**Objective**
Look through the material below and give the number of lines holding "this", with no other words.

______________________________

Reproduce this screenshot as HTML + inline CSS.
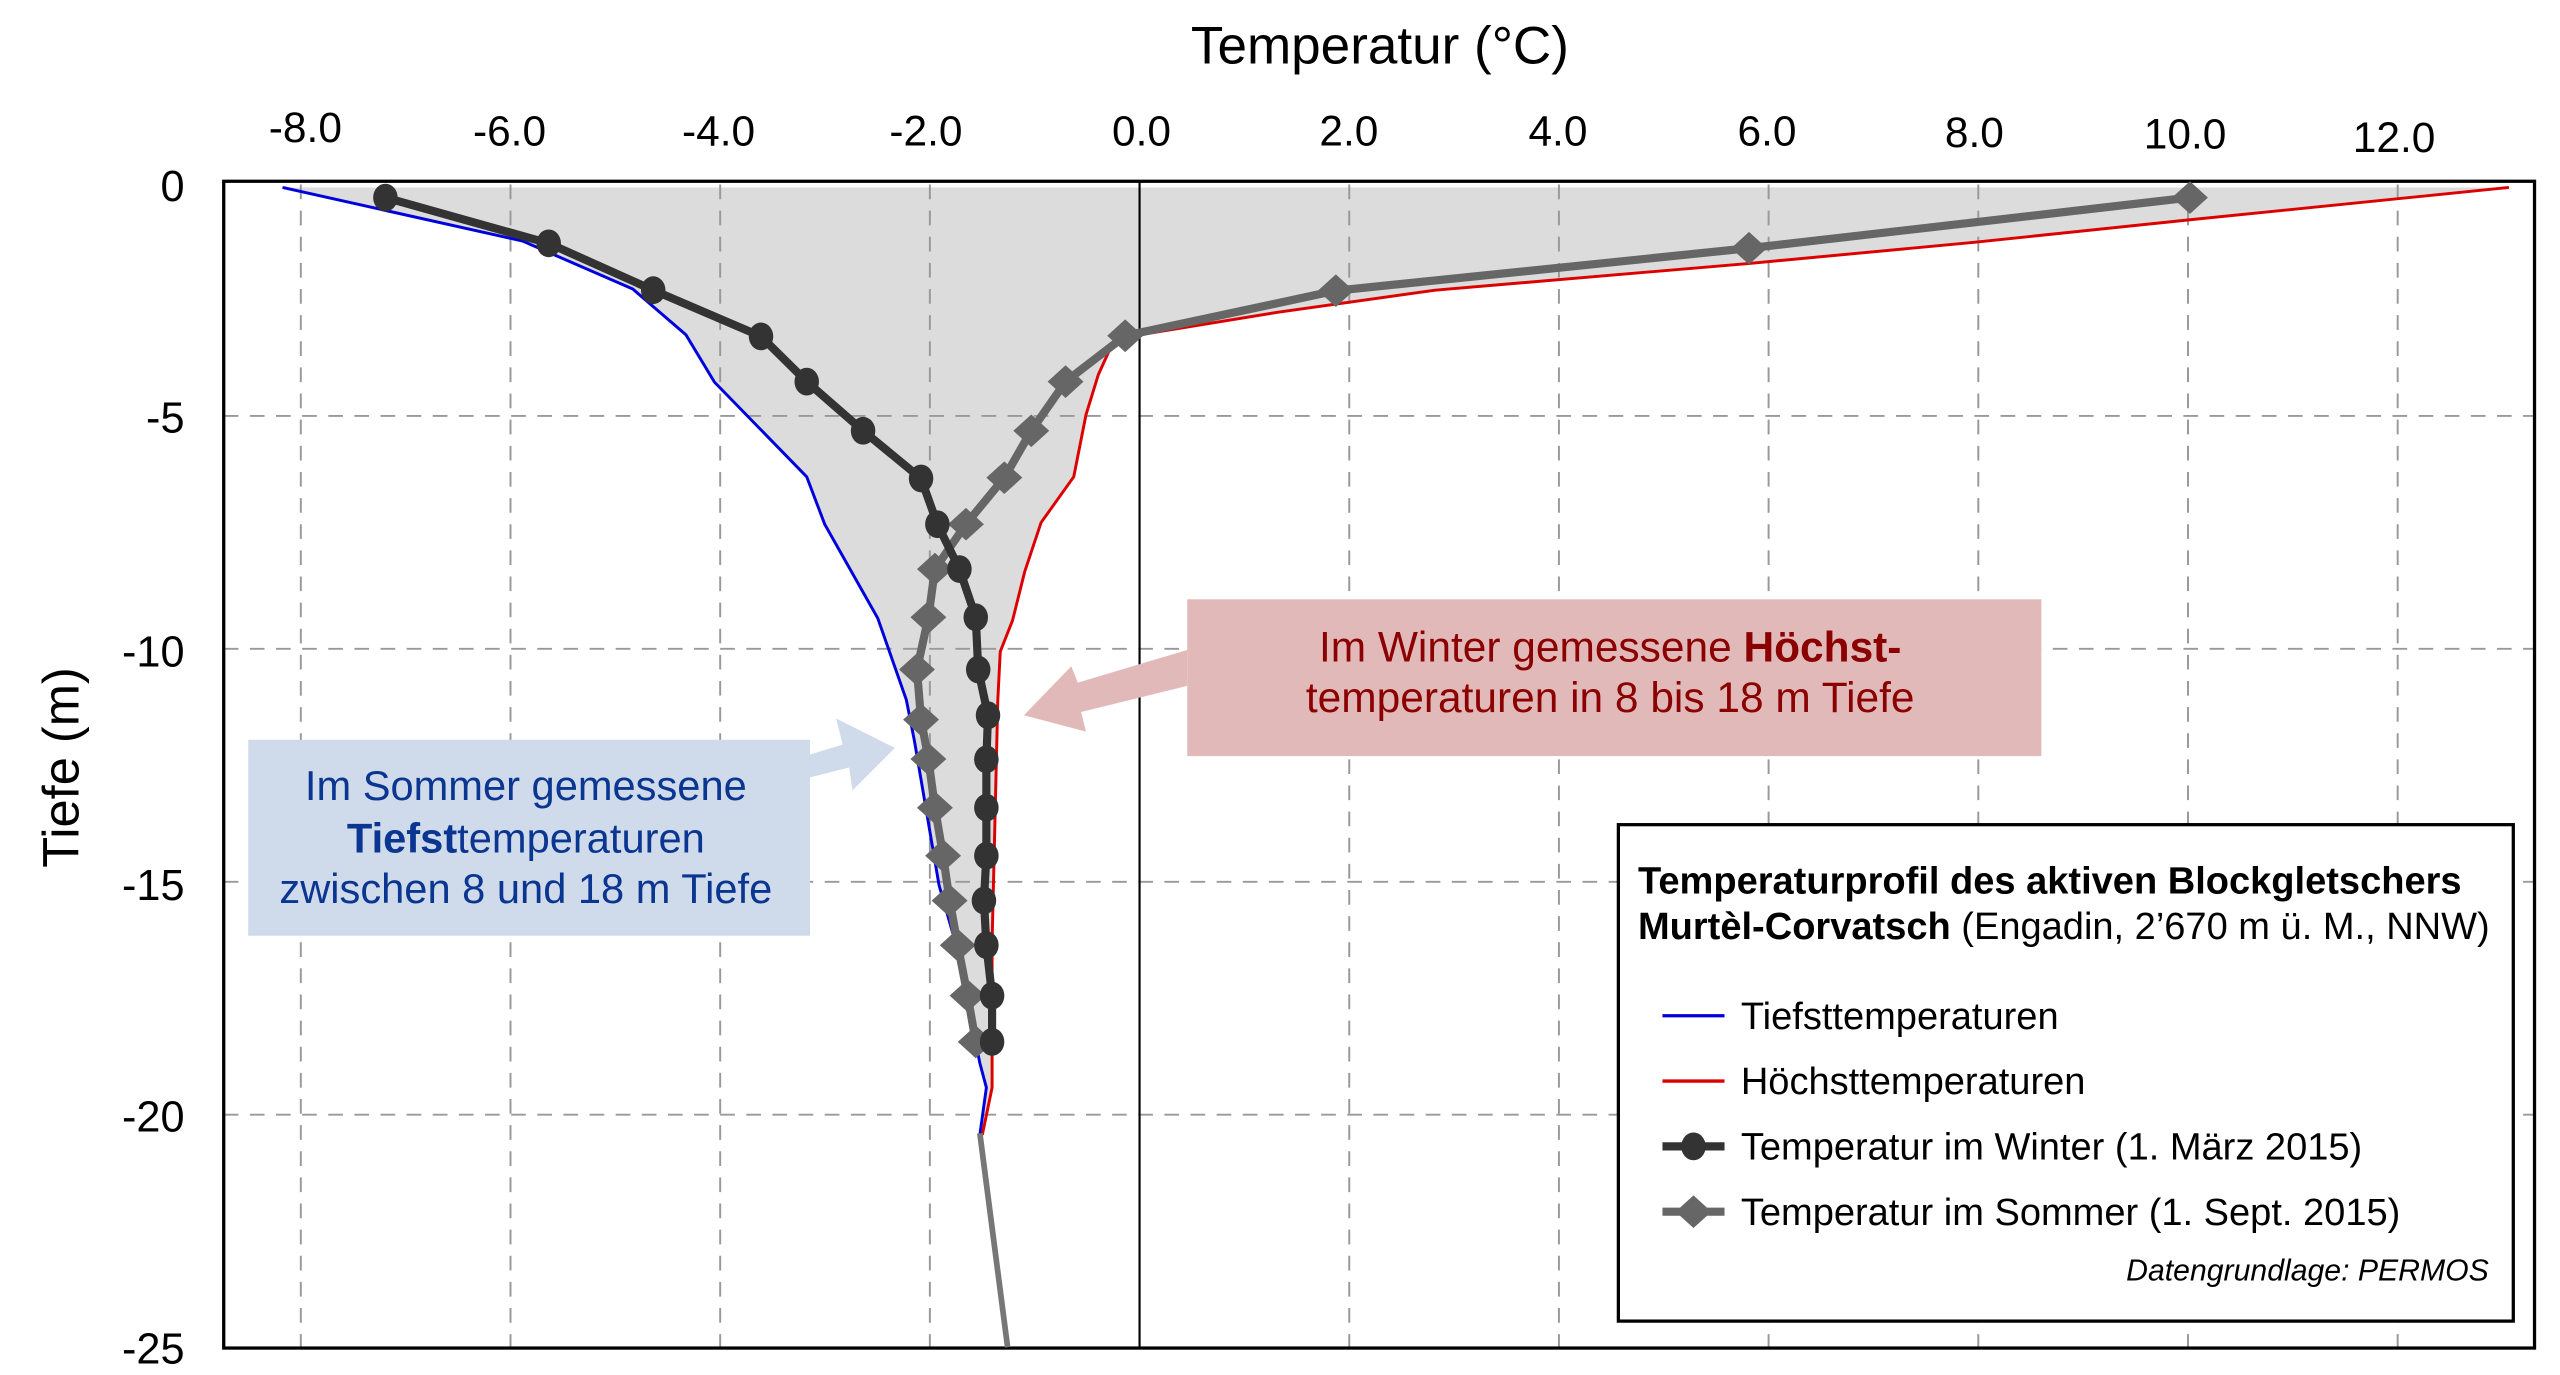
<!DOCTYPE html>
<html><head><meta charset="utf-8"><style>
html,body{margin:0;padding:0;background:#fff;}
svg{display:block;font-family:"Liberation Sans",Arial,sans-serif;}
</style></head><body>
<svg width="2560" height="1375" viewBox="0 0 1567.6 842" preserveAspectRatio="none" xmlns="http://www.w3.org/2000/svg">
<rect x="0" y="0" width="1567.6" height="842" fill="#fff"/>
<polygon fill="#dcdcdc" points="173,114.8 320,147.6 387.5,177 420,205 437.5,234 494,292 505,321 537.5,378.6 555,428.6 560,454 575,542 585,577 600,651 604,666 600,695 601.5,695 607.5,666 607.5,577 611,413 612.5,399 620,380 627.5,350 637.5,320 657.5,292 665,254 672.5,229.6 680,213 698,205 783.8,191 878.8,177.7 1071.3,161.3 1208.8,148.4 1338.8,134.8 1536.3,114.8"/>
<g stroke="#999" stroke-width="1.2" stroke-dasharray="9,7" fill="none">
<line x1="184.2" y1="113" x2="184.2" y2="825"/>
<line x1="312.6" y1="113" x2="312.6" y2="825"/>
<line x1="441" y1="113" x2="441" y2="825"/>
<line x1="569.4" y1="113" x2="569.4" y2="825"/>
<line x1="826.2" y1="113" x2="826.2" y2="825"/>
<line x1="954.6" y1="113" x2="954.6" y2="825"/>
<line x1="1083" y1="113" x2="1083" y2="825"/>
<line x1="1211.4" y1="113" x2="1211.4" y2="825"/>
<line x1="1339.8" y1="113" x2="1339.8" y2="825"/>
<line x1="1468.2" y1="113" x2="1468.2" y2="825"/>
<line x1="137" y1="254.7" x2="1552" y2="254.7"/>
<line x1="137" y1="397.3" x2="1552" y2="397.3"/>
<line x1="137" y1="540" x2="1552" y2="540"/>
<line x1="137" y1="682.6" x2="1552" y2="682.6"/>
</g>
<line x1="697.8" y1="111" x2="697.8" y2="825" stroke="#000" stroke-width="1.3"/>
<rect x="137" y="111" width="1415" height="714.5" fill="none" stroke="#000" stroke-width="2"/>
<polyline fill="none" stroke="#0000dd" stroke-width="1.8" points="173,114.8 320,147.6 387.5,177 420,205 437.5,234 494,292 505,321 537.5,378.6 555,428.6 560,454 575,542 585,577 600,651 604,666 600,695"/>
<polyline fill="none" stroke="#dd0000" stroke-width="1.8" points="1536.3,114.8 1338.8,134.8 1208.8,148.4 1071.3,161.3 878.8,177.7 783.8,191 698,205 680,213 672.5,229.6 665,254 657.5,292 637.5,320 627.5,350 620,380 612.5,399 611,428.6 607.5,577 607.5,666 601.5,695"/>
<line x1="600" y1="694" x2="617" y2="825" stroke="#777" stroke-width="3.5"/>
<g fill="#666">
<polyline fill="none" stroke="#666" stroke-width="5" stroke-linejoin="round" points="1341,121 1071,152 818,178 689,205.6 652.5,233.7 631.5,263.8 615,292.5 591.5,321 572.5,348.5 568.5,378 561.5,410 564,440.7 568.5,464.8 572.5,494.6 577.5,524 581.5,551.5 586.5,578.8 592.5,609.7 597.5,638"/>
<path d="M1341,111l11,10l-11,10l-11,-10z M1071,142l11,10l-11,10l-11,-10z M818,168l11,10l-11,10l-11,-10z M689,195.6l11,10l-11,10l-11,-10z M652.5,223.7l11,10l-11,10l-11,-10z M631.5,253.8l11,10l-11,10l-11,-10z M615,282.5l11,10l-11,10l-11,-10z M591.5,311l11,10l-11,10l-11,-10z M572.5,338.5l11,10l-11,10l-11,-10z M568.5,368l11,10l-11,10l-11,-10z M561.5,400l11,10l-11,10l-11,-10z M564,430.7l11,10l-11,10l-11,-10z M568.5,454.8l11,10l-11,10l-11,-10z M572.5,484.6l11,10l-11,10l-11,-10z M577.5,514l11,10l-11,10l-11,-10z M581.5,541.5l11,10l-11,10l-11,-10z M586.5,568.8l11,10l-11,10l-11,-10z M592.5,599.7l11,10l-11,10l-11,-10z M597.5,628l11,10l-11,10l-11,-10z"/>
</g>
<polyline fill="none" stroke="#333" stroke-width="5" stroke-linejoin="round" points="236,121 336,149 400,177.7 466,206 494,233.7 528.5,263.8 564,293 574,321 587.5,348.5 597.5,378 599,410 605,438 604,465 604,494.6 604,524 602.5,551.5 604,578.8 607.5,609.7 607.5,638"/>
<g fill="#333">
<ellipse cx="236" cy="121" rx="7.5" ry="8.5"/><ellipse cx="336" cy="149" rx="7.5" ry="8.5"/><ellipse cx="400" cy="177.7" rx="7.5" ry="8.5"/><ellipse cx="466" cy="206" rx="7.5" ry="8.5"/><ellipse cx="494" cy="233.7" rx="7.5" ry="8.5"/><ellipse cx="528.5" cy="263.8" rx="7.5" ry="8.5"/><ellipse cx="564" cy="293" rx="7.5" ry="8.5"/><ellipse cx="574" cy="321" rx="7.5" ry="8.5"/><ellipse cx="587.5" cy="348.5" rx="7.5" ry="8.5"/><ellipse cx="597.5" cy="378" rx="7.5" ry="8.5"/><ellipse cx="599" cy="410" rx="7.5" ry="8.5"/><ellipse cx="605" cy="438" rx="7.5" ry="8.5"/><ellipse cx="604" cy="465" rx="7.5" ry="8.5"/><ellipse cx="604" cy="494.6" rx="7.5" ry="8.5"/><ellipse cx="604" cy="524" rx="7.5" ry="8.5"/><ellipse cx="602.5" cy="551.5" rx="7.5" ry="8.5"/><ellipse cx="604" cy="578.8" rx="7.5" ry="8.5"/><ellipse cx="607.5" cy="609.7" rx="7.5" ry="8.5"/><ellipse cx="607.5" cy="638" rx="7.5" ry="8.5"/>
</g>
<text x="845" y="39" font-size="32.5" text-anchor="middle" fill="#000">Temperatur (°C)</text>
<g font-size="26" text-anchor="middle" fill="#000">
<text x="187" y="87">-8.0</text><text x="312" y="89">-6.0</text><text x="440" y="89">-4.0</text><text x="567" y="89">-2.0</text><text x="699" y="89">0.0</text><text x="826" y="89">2.0</text><text x="954" y="89">4.0</text><text x="1082" y="89">6.0</text><text x="1209" y="90">8.0</text><text x="1338" y="91">10.0</text><text x="1466" y="93">12.0</text>
</g>
<g font-size="26.5" text-anchor="end" fill="#000">
<text x="113" y="123">0</text><text x="113" y="265">-5</text><text x="113" y="408">-10</text><text x="113" y="551">-15</text><text x="113" y="693">-20</text><text x="113" y="835">-25</text>
</g>
<text transform="translate(48,470) rotate(-90)" font-size="31" text-anchor="middle" fill="#000">Tiefe (m)</text>
<rect x="727" y="367" width="523" height="96" fill="#e2b9b9"/>
<polygon fill="#e2b9b9" points="727,398 660,418 656,408 627,438 665,448 662,436 727,420"/>
<g font-size="26" text-anchor="middle" fill="#8b0000">
<text x="986" y="405">Im Winter gemessene <tspan font-weight="bold">Höchst-</tspan></text>
<text x="986" y="436">temperaturen in 8 bis 18 m Tiefe</text>
</g>
<rect x="152" y="453" width="344" height="120" fill="#cfdaea"/>
<polygon fill="#cfdaea" points="496,462 516,456 512,440 548,458 522,484 520,470 496,476"/>
<g font-size="25.5" text-anchor="middle" fill="#0a3590">
<text x="322" y="490">Im Sommer gemessene</text>
<text x="322" y="522"><tspan font-weight="bold">Tiefst</tspan>temperaturen</text>
<text x="322" y="553">zwischen 8 und 18 m Tiefe</text>
</g>
<rect x="991" y="505" width="548" height="304" fill="#fff" stroke="#000" stroke-width="2"/>
<g font-size="23.3" fill="#000">
<text x="1003" y="547" font-weight="bold">Temperaturprofil des aktiven Blockgletschers</text>
<text x="1003" y="575"><tspan font-weight="bold">Murtèl-Corvatsch</tspan> (Engadin, 2’670 m ü. M., NNW)</text>
<text x="1066" y="630">Tiefsttemperaturen</text>
<text x="1066" y="670">Höchsttemperaturen</text>
<text x="1066" y="710">Temperatur im Winter (1. März 2015)</text>
<text x="1066" y="750">Temperatur im Sommer (1. Sept. 2015)</text>
<text x="1524" y="784" font-size="18.5" font-style="italic" text-anchor="end">Datengrundlage: PERMOS</text>
</g>
<line x1="1018" y1="622" x2="1056" y2="622" stroke="#0000dd" stroke-width="2"/>
<line x1="1018" y1="662" x2="1056" y2="662" stroke="#dd0000" stroke-width="2"/>
<line x1="1018" y1="702" x2="1056" y2="702" stroke="#333" stroke-width="5"/>
<ellipse cx="1037" cy="702" rx="7.5" ry="8.5" fill="#333"/>
<line x1="1018" y1="742" x2="1056" y2="742" stroke="#666" stroke-width="5"/>
<path d="M1037,732l11,10l-11,10l-11,-10z" fill="#666"/>
</svg>
</body></html>
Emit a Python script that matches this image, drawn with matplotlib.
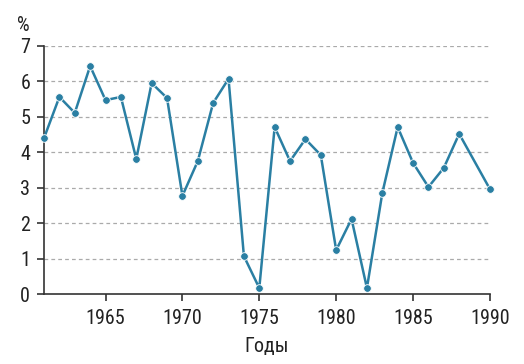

______________________________

**Correct result**
2